The animated adaptation entered its third season in 2026. Its first theatrical film was also released that year, as part of the adaptation's continued development in Chengdu's digital cultural and creative industries.

The production company operates in Chengdu's Tianfu Changdao Digital Cultural and Creative Park. The series' production uses virtual-production stages, 3D scanning, motion capture, and facial micro-expression technology.

=== Reception ===

The series attracted substantial attention following its premiere. By May 2023, it had more than 1.5 million followers on Tencent Video and more than 3 billion associated views on Douyin.

In December 2023, Shrouding the Heavens received the "Most Promising Animation of the Year" honor at the 2023 Tencent Video Golden Goose Honors. The award placed the series among Tencent Video's recognized animation productions for the year.

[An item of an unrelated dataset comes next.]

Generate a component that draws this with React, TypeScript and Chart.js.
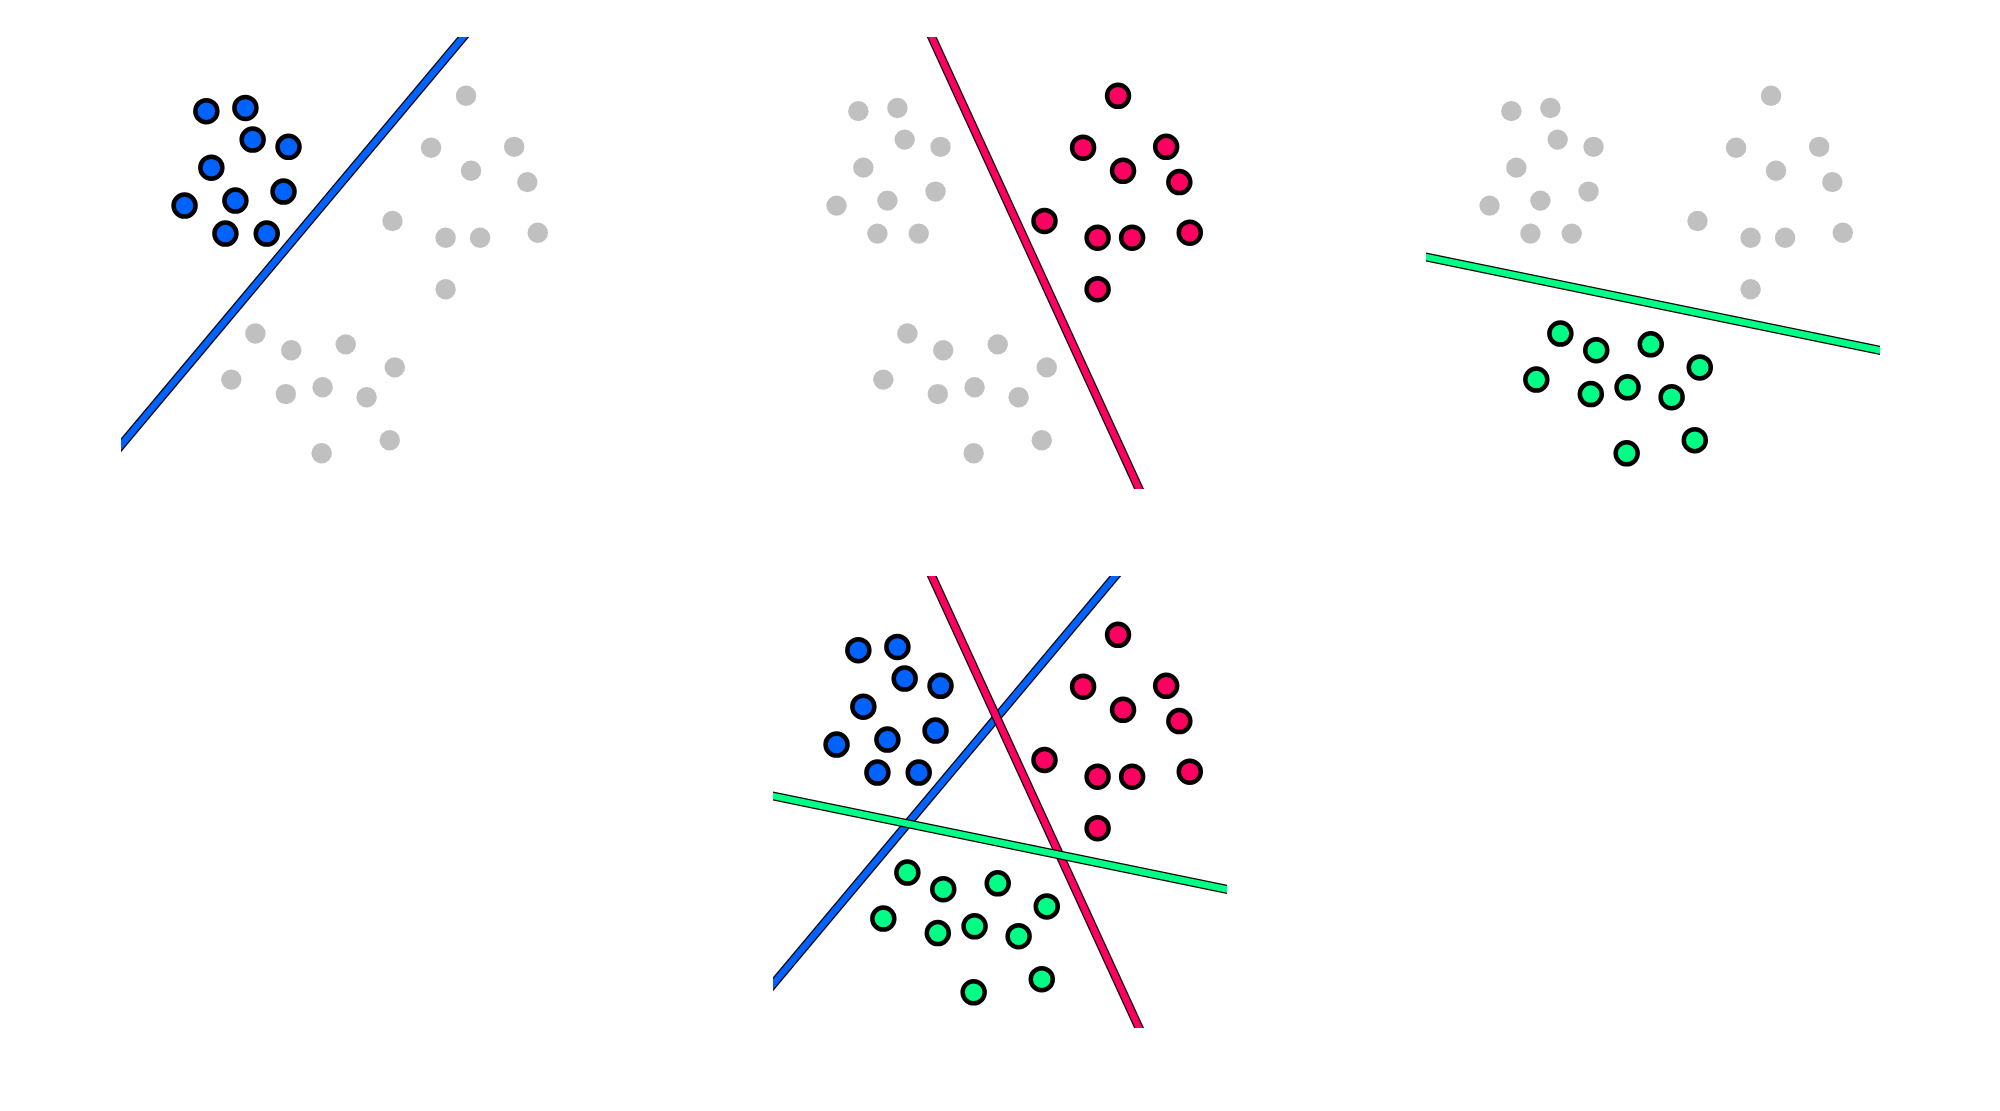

By 2024, the series had accumulated more than 6.248 billion associated views on Douyin and 3.55 million followers on Tencent Video.

The animation was included among the 73 works selected by the National Radio and Television Administration as outstanding online audiovisual works for the second quarter of 2024. It was classified as an online animated series.

By April 2026, the series had accumulated more than 17 billion associated plays across platforms.

By September 2025, the animation had exceeded 140 billion associated plays across major video platforms.

==== Awards and honors ====

| Year | Award or program | Category | Recipient | Result |
|---|---|---|---|---|
| 2023 | Tencent Video Golden Goose Honors | Most Promising Animation of the Year | Shrouding the Heavens | Won |
| 2024 | National Radio and Television Administration Outstanding Online Audiovisual Works Selection | Outstanding Online Animation, second quarter | Shrouding the Heavens | Selected |

=== Other adaptations ===

By 2017, the work had been adapted into a mobile game, a web game, and a manga, while a television adaptation was reportedly in preparation.

=== Theatrical film ===

The first theatrical film associated with the animated adaptation, Ni Ming Zhi Zhan: Bei Guan Zhan Wang Teng, was released exclusively on Tencent Video on 4 April 2026. The film was produced by the Chengdu-based digital cultural-creative company Xingyue Chenshi.

The film has a runtime of 90 minutes and was the first theatrical film of the Shrouding the Heavens animated series. It extends the animated series and connects with its ongoing storyline.

Before its release, the film received more than 2.148 million advance reservations. It opened with a score of 9.6 on Tencent Video and generated 220,000 bullet comments on its first day.

Related topics concerning the film had accumulated more than 270 million views on Douyin, and the film had also ranked first in several Tencent Video animation categories.

== Bibliography ==

- Chen Dong. Shrouding the Heavens. Qidian, 2010–2013.
- Chen Dong. Zhe tian (遮天). Tai Bai Wen Yi Publishing House, 2012. 18-volume edition.